──────── Dataset section

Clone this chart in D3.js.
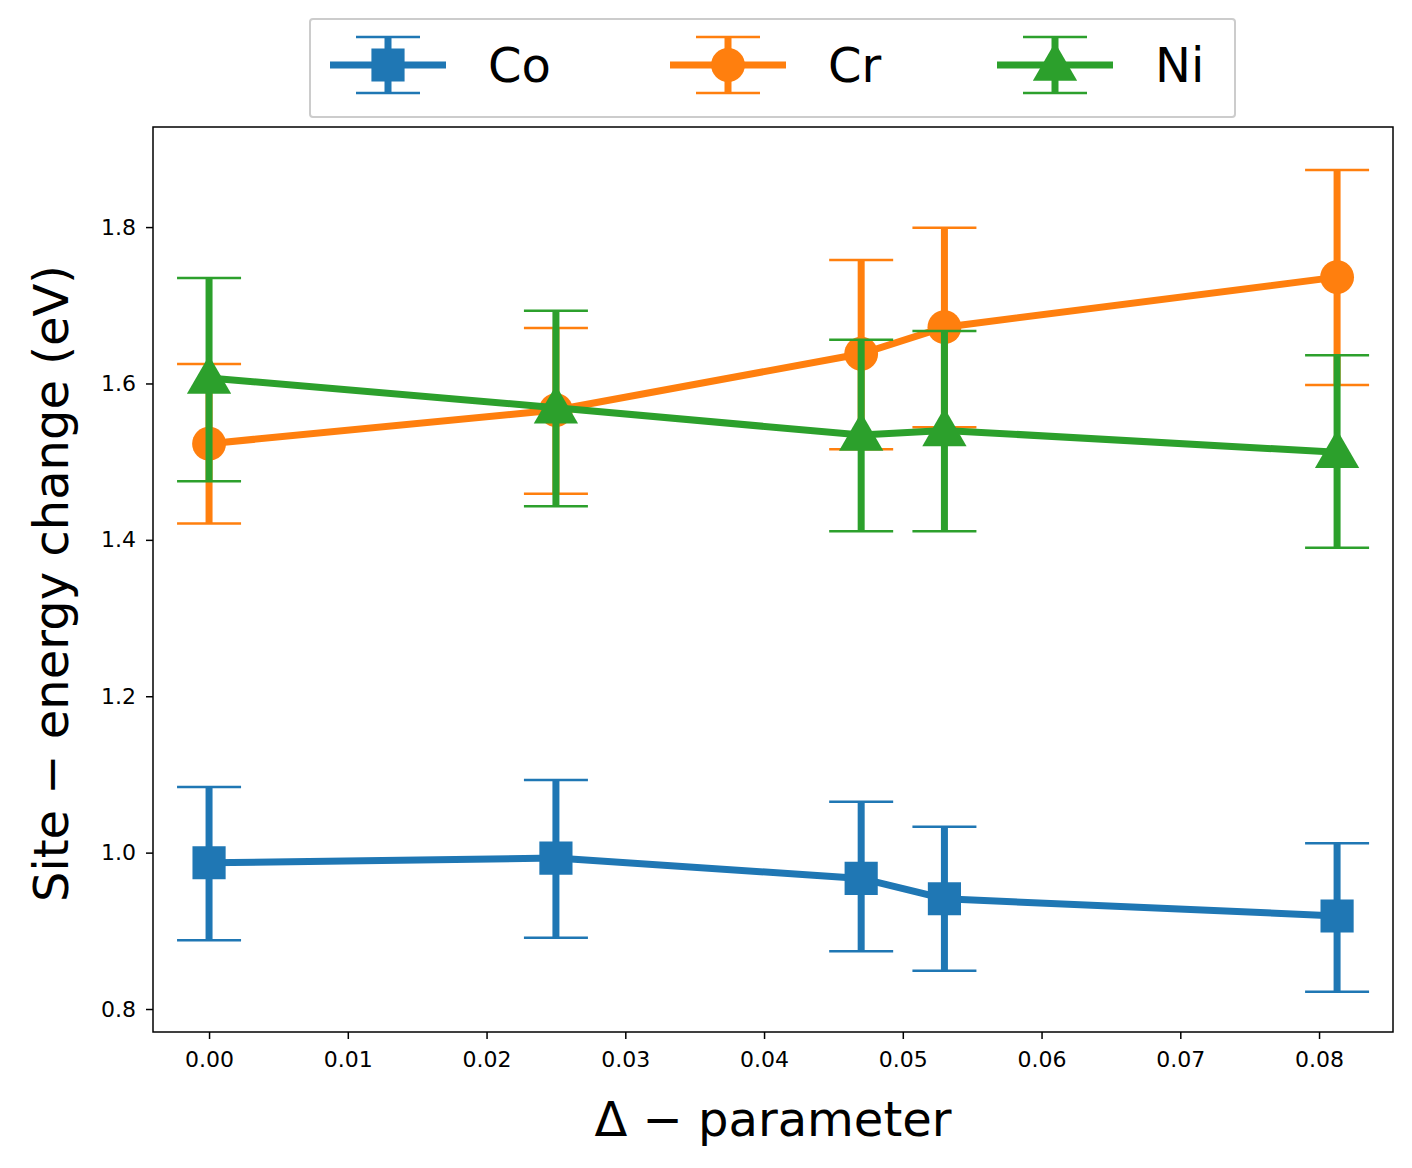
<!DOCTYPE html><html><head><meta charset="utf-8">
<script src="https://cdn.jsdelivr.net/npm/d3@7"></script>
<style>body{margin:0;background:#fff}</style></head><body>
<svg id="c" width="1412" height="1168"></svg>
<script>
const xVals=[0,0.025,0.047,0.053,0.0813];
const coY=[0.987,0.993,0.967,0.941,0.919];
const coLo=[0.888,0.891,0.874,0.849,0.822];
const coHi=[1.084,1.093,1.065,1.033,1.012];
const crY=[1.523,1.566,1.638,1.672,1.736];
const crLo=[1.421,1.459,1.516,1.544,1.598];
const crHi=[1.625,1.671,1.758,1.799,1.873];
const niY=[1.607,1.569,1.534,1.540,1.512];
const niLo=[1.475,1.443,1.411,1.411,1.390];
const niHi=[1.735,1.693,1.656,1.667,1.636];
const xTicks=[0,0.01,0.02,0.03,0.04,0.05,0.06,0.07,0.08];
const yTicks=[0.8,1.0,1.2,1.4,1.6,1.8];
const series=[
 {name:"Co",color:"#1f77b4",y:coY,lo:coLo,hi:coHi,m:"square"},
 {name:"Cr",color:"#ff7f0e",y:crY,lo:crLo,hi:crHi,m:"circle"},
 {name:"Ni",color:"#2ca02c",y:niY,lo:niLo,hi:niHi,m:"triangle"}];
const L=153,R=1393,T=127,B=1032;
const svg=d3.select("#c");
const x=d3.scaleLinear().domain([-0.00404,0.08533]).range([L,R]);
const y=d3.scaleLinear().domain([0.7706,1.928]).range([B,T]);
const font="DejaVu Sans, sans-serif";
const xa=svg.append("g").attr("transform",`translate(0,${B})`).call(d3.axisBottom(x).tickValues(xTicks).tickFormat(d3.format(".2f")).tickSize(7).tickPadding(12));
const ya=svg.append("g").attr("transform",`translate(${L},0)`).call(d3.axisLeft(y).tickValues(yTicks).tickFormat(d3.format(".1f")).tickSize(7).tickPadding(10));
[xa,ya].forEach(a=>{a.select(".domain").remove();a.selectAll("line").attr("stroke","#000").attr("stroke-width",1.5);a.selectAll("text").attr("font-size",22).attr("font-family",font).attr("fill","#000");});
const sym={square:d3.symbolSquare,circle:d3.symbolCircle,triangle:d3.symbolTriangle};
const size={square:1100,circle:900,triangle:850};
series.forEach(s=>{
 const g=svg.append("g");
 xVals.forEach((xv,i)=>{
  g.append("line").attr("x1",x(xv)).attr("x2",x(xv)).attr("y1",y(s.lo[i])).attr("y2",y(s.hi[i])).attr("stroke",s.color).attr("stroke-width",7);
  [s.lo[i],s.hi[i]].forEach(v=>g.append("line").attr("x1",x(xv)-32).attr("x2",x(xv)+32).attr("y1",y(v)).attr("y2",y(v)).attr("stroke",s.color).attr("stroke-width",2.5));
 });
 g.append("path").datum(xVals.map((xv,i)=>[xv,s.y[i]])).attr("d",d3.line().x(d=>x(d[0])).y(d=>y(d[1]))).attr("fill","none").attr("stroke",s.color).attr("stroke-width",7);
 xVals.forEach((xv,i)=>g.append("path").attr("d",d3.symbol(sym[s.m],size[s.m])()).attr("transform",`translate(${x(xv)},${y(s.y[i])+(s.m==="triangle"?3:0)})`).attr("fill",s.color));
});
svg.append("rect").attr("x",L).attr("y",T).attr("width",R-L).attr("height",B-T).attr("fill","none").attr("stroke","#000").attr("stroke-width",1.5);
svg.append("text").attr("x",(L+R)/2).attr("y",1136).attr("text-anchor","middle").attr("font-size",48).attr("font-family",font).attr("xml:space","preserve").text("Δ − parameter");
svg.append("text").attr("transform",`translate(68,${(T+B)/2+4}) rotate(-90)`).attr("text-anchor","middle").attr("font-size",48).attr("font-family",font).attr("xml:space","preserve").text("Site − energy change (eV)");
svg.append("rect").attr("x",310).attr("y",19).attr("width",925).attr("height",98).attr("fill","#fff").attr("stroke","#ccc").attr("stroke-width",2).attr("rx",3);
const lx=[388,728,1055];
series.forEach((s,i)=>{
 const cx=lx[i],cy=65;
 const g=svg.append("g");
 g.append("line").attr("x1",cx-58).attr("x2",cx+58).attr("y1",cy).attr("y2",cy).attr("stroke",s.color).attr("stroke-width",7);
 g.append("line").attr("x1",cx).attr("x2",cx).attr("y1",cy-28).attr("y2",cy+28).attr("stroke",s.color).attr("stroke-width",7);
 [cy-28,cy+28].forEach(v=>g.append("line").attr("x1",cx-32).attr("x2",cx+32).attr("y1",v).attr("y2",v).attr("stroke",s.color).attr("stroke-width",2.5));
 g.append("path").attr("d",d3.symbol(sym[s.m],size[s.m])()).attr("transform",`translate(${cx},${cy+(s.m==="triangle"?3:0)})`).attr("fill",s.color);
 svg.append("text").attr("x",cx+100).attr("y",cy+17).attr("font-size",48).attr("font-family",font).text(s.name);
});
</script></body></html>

────────────────

Repeat verbatim all the material, but not the pictures.

Clone this chart in D3.js.
<!DOCTYPE html><html><head><meta charset="utf-8">
<script src="https://cdn.jsdelivr.net/npm/d3@7"></script>
<style>body{margin:0;background:#fff}</style></head><body>
<svg id="c" width="1412" height="1168"></svg>
<script>
const xVals=[0,0.025,0.047,0.053,0.0813];
const coY=[0.987,0.993,0.967,0.941,0.919];
const coLo=[0.888,0.891,0.874,0.849,0.822];
const coHi=[1.084,1.093,1.065,1.033,1.012];
const crY=[1.523,1.566,1.638,1.672,1.736];
const crLo=[1.421,1.459,1.516,1.544,1.598];
const crHi=[1.625,1.671,1.758,1.799,1.873];
const niY=[1.607,1.569,1.534,1.540,1.512];
const niLo=[1.475,1.443,1.411,1.411,1.390];
const niHi=[1.735,1.693,1.656,1.667,1.636];
const xTicks=[0,0.01,0.02,0.03,0.04,0.05,0.06,0.07,0.08];
const yTicks=[0.8,1.0,1.2,1.4,1.6,1.8];
const series=[
 {name:"Co",color:"#1f77b4",y:coY,lo:coLo,hi:coHi,m:"square"},
 {name:"Cr",color:"#ff7f0e",y:crY,lo:crLo,hi:crHi,m:"circle"},
 {name:"Ni",color:"#2ca02c",y:niY,lo:niLo,hi:niHi,m:"triangle"}];
const L=153,R=1393,T=127,B=1032;
const svg=d3.select("#c");
const x=d3.scaleLinear().domain([-0.00404,0.08533]).range([L,R]);
const y=d3.scaleLinear().domain([0.7706,1.928]).range([B,T]);
const font="DejaVu Sans, sans-serif";
const xa=svg.append("g").attr("transform",`translate(0,${B})`).call(d3.axisBottom(x).tickValues(xTicks).tickFormat(d3.format(".2f")).tickSize(7).tickPadding(12));
const ya=svg.append("g").attr("transform",`translate(${L},0)`).call(d3.axisLeft(y).tickValues(yTicks).tickFormat(d3.format(".1f")).tickSize(7).tickPadding(10));
[xa,ya].forEach(a=>{a.select(".domain").remove();a.selectAll("line").attr("stroke","#000").attr("stroke-width",1.5);a.selectAll("text").attr("font-size",22).attr("font-family",font).attr("fill","#000");});
const sym={square:d3.symbolSquare,circle:d3.symbolCircle,triangle:d3.symbolTriangle};
const size={square:1100,circle:900,triangle:850};
series.forEach(s=>{
 const g=svg.append("g");
 xVals.forEach((xv,i)=>{
  g.append("line").attr("x1",x(xv)).attr("x2",x(xv)).attr("y1",y(s.lo[i])).attr("y2",y(s.hi[i])).attr("stroke",s.color).attr("stroke-width",7);
  [s.lo[i],s.hi[i]].forEach(v=>g.append("line").attr("x1",x(xv)-32).attr("x2",x(xv)+32).attr("y1",y(v)).attr("y2",y(v)).attr("stroke",s.color).attr("stroke-width",2.5));
 });
 g.append("path").datum(xVals.map((xv,i)=>[xv,s.y[i]])).attr("d",d3.line().x(d=>x(d[0])).y(d=>y(d[1]))).attr("fill","none").attr("stroke",s.color).attr("stroke-width",7);
 xVals.forEach((xv,i)=>g.append("path").attr("d",d3.symbol(sym[s.m],size[s.m])()).attr("transform",`translate(${x(xv)},${y(s.y[i])+(s.m==="triangle"?3:0)})`).attr("fill",s.color));
});
svg.append("rect").attr("x",L).attr("y",T).attr("width",R-L).attr("height",B-T).attr("fill","none").attr("stroke","#000").attr("stroke-width",1.5);
svg.append("text").attr("x",(L+R)/2).attr("y",1136).attr("text-anchor","middle").attr("font-size",48).attr("font-family",font).attr("xml:space","preserve").text("Δ − parameter");
svg.append("text").attr("transform",`translate(68,${(T+B)/2+4}) rotate(-90)`).attr("text-anchor","middle").attr("font-size",48).attr("font-family",font).attr("xml:space","preserve").text("Site − energy change (eV)");
svg.append("rect").attr("x",310).attr("y",19).attr("width",925).attr("height",98).attr("fill","#fff").attr("stroke","#ccc").attr("stroke-width",2).attr("rx",3);
const lx=[388,728,1055];
series.forEach((s,i)=>{
 const cx=lx[i],cy=65;
 const g=svg.append("g");
 g.append("line").attr("x1",cx-58).attr("x2",cx+58).attr("y1",cy).attr("y2",cy).attr("stroke",s.color).attr("stroke-width",7);
 g.append("line").attr("x1",cx).attr("x2",cx).attr("y1",cy-28).attr("y2",cy+28).attr("stroke",s.color).attr("stroke-width",7);
 [cy-28,cy+28].forEach(v=>g.append("line").attr("x1",cx-32).attr("x2",cx+32).attr("y1",v).attr("y2",v).attr("stroke",s.color).attr("stroke-width",2.5));
 g.append("path").attr("d",d3.symbol(sym[s.m],size[s.m])()).attr("transform",`translate(${cx},${cy+(s.m==="triangle"?3:0)})`).attr("fill",s.color);
 svg.append("text").attr("x",cx+100).attr("y",cy+17).attr("font-size",48).attr("font-family",font).text(s.name);
});
</script></body></html>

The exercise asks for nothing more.